Elements and aspects of magic in Minoan civilization

From the time of the earliest written testimonies to the most “rational” times of the human spirit, the subject of magic has always been at the forefront, sometimes as a  practice, serving the illusion of interfering with supernatural forces, and sometimes as the object of study and criticism. In general, archaeognostic sciences continue to use the term magic in the framework of two opposing, but not unrelated, interpretations, one descriptive and one evolutionary, which paradoxically transforms it into a phenomenon of either prehistoric times or late antiquity. That is why F. Graf suggests that a modern definition of the concept should be created, distanced from ancient meanings, and in particular Frazer’s theories, or the term should be used in its ancient meaning without influence, as it cannot be adopted in the modern “description” of the phenomenon.

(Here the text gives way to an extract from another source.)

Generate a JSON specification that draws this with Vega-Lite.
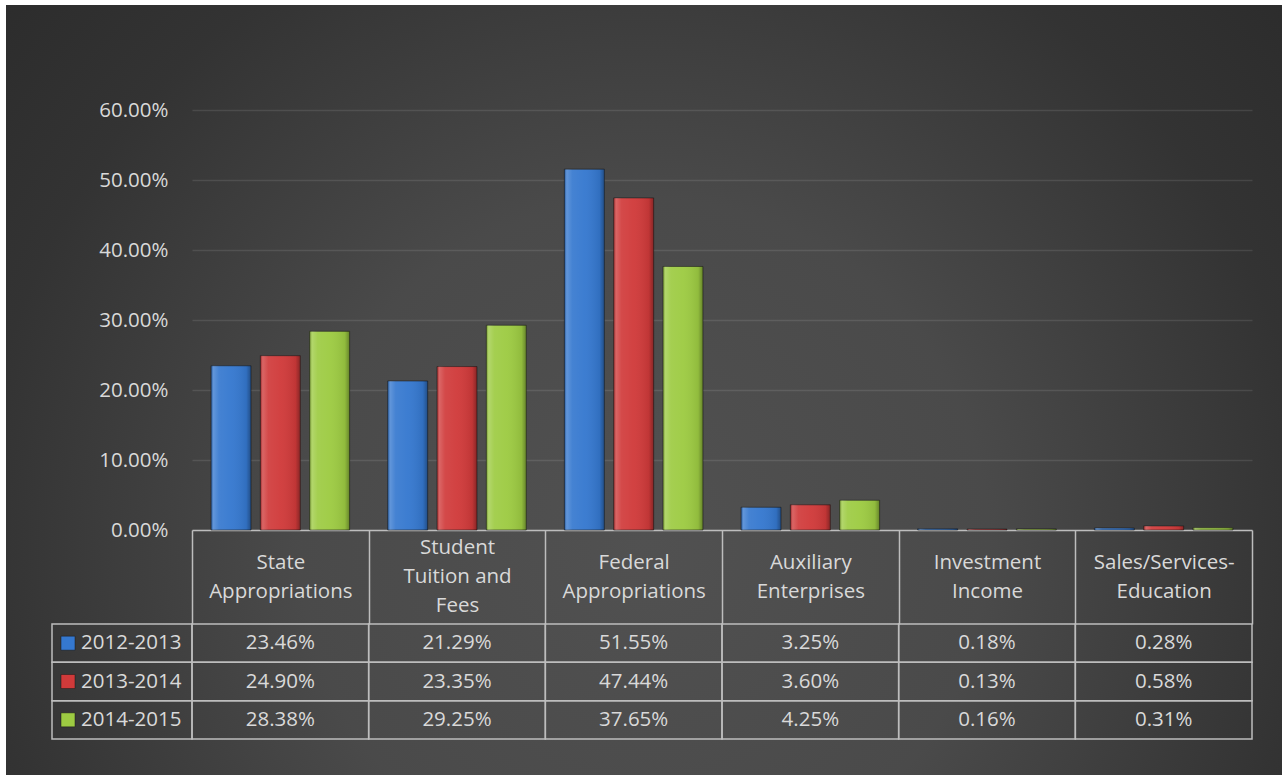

The research of traces of magic in the Minoan civilization was originated from my involvement with the Minoan cult in my doctoral dissertation. References to magic exist in multiple studies of Minoan religion, but they are almost always incorporated into the descriptive-evolutionary context, according to which magic is prior to the already established -at the beginning of the second millennium BC -“palace” ritual. The lack of synthetic studies is not so much due to the indifference of scientific community, but mainly due to the difficulty of reading the sources. That is why it is necessary in the first place to settle our skepticism about the possibility of magical acts and effects on Minoan civilization, considering that people of that world may have perceived magic as a reality and thus have distanced from it.

A basic axis in tracing possible magical elements in Minoan civilization is fertility aspect of Minoan religion, since the rebirth of nature, which took on a ritual and mythological significance with the death and resurrection of the fertility deities, could not be left only to the will of the divine, but may have been aided by “extra” actions of a “magical” nature.

This study aims to investigate both tangible and intangible aspects of magic in the Minoan world, by setting the following research questions:

  • What is the essence and meaning of magic in Minoan civilization?
  • Are there really any criteria for distinguishing magic from religion, and if so what could it be?
  • Could magic be defined as lower or popular religion?
  • Could magic be identified with a psycologicl-emotional process, a theatrical action or fantasy inspiring technological progress?
  • How is magic analyzed? Is it a symbolic system or a simple representation with specific morphological and functional aspects and context?
  • Is Minoan magic harmful or passive?
  • What is its relation to the dead and the “chthonic” element?
  • How similar is Minoan magic to traditions of the Near East and Egypt?
  • What are the possible actors of Minoan magic? Can we recognize Minoan magicians and witches?

The aforementioned questions and prospective answers will trigger future research, by designating the volatile ability of magic to mutate and adapt, while concealed in the “official” religion.